Tower owner Denis Madsen hasn’t responded to recent emails or phone calls, but he has said in a previous interview he doesn’t want conflict with this neighbours and plans to relocate his business and its 150 employees outside of the city this year.

That is cold comfort to some residents, who remain frustrated the City allows a large industrial operation to continue in the midst of what is now a residential area.

“The dust is crazy. Clouds of dust fly up,” said Karen Higginbotham, who lives near Tower on Goldstream Avenue. She worries about her young daughter breathing concrete dust and the frequent trucks rumbling through the neighbourhood.

“I don’t begrudge anyone from having a successful business, but what they are doing there is too loud, dusty and dangerous for a residential area,” Higginbotham said.

The Ministry of Environment has taken notice, and has directed Tower to better control its fugitive dust, and is investigating if what blows away is hitting levels considered to be air pollution.

The white and blue concrete delivery trucks are washed at the site exit, and the company has a sweeper to clean up the road, but dust remains a problem, said Katherine Pearce, an environmental protection technician with the Ministry of Environment.

“It seems the current dust control is not sufficient,” Pearce said. “We’ve directed Tower to add measures to mitigate dust.”

The ministry has directed Tower to hire a consultant to conduct air quality monitoring over the summer, measuring dust fall and particulate matter. An air quality study was also conducted at Tower in the fall of 2010.

Pearce said an air quality study over the dry season – July and August – should “provide a level of certainty” for the source of the dust and the level of potential environmental contamination.

“On site I observed elevated levels of dust, visible dust near the silos and the roadway,” Pearce said, referring to a visit to Tower on May 13. “But to determine if it’s pollution, we need to quantify those levels.”

At the same time, Langford has an ongoing court action against Tower, alleging that the company erected its concrete silos without permits, and that the scale of its concrete operations far exceeds the allowable uses.

The allegations haven’t been proven in court and Madsen flatly denies he is breaking any zoning laws – the land was zoned for concrete manufacturing when he bought the property in 1989. Langford argues the zoning did allow for a small concrete operation, but Tower has moved into the realm of heavy industry.

“What we need is compliance with the zoning,” said Langford’s senior bylaw enforcement officer Lorne Fletcher. “Within the land use, light or heavy industry does not fit and is not allowed. There is a school next door, residential areas and a park.”

Fletcher noted that Tower has no business license for concrete portion of the businesses operations, “which forms part of the City’s arguments against the property.”

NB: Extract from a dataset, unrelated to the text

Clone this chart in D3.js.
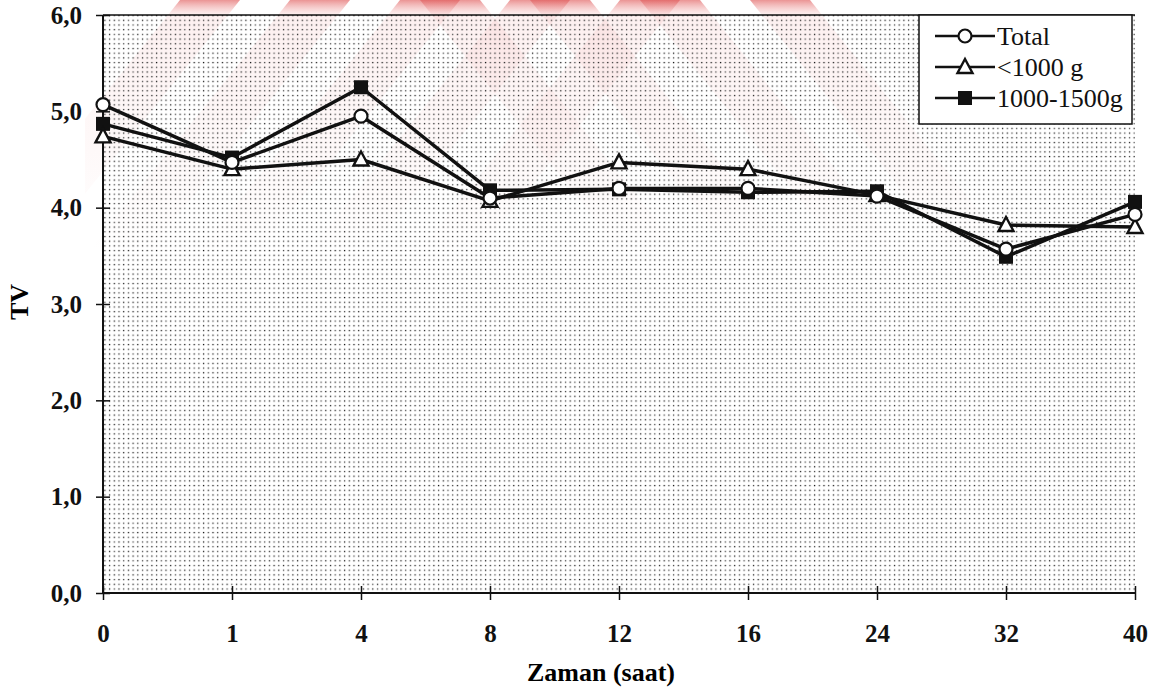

“Just because there is no business license doesn’t mean (Tower) will fold up its tent,” Fletcher said. Tower has moved slowly on supplying financial documents for the court action, Fletcher adds, and Madsen himself is due to be interviewed for the discovery phase in mid July.

“It’s dusty, it’s noisy and there are spinoff environmental concerns,” Fletcher said. “But we are at the schedule of the courts. Everything that can be done is being done.”

Langford Mayor Stew Young said the City isn’t eager to spend taxpayer dollars on a court action against a Langford business, but they are prepared to continue down that road unless Tower relocates or conforms to allowed uses under the zoning.

“We aren’t trying to push out a business. This is a great business for Langford, but it needs to be in an industrial area,” Young says. “We’ve got to protect the neighbourhood around there. You just have to drive down the road to see the dust.”

At Little Elf Garden Centre, employee Ben Bondar goes to work each day braced for noise and a headache. He’s collecting dust samples to submit to laboratory testing to determine if what he’s breathing is hazardous to his and his employers’ health.

“We are looking to prove the dust is pollution, that the dust that crosses (Spencer) school grounds creates a health hazard.”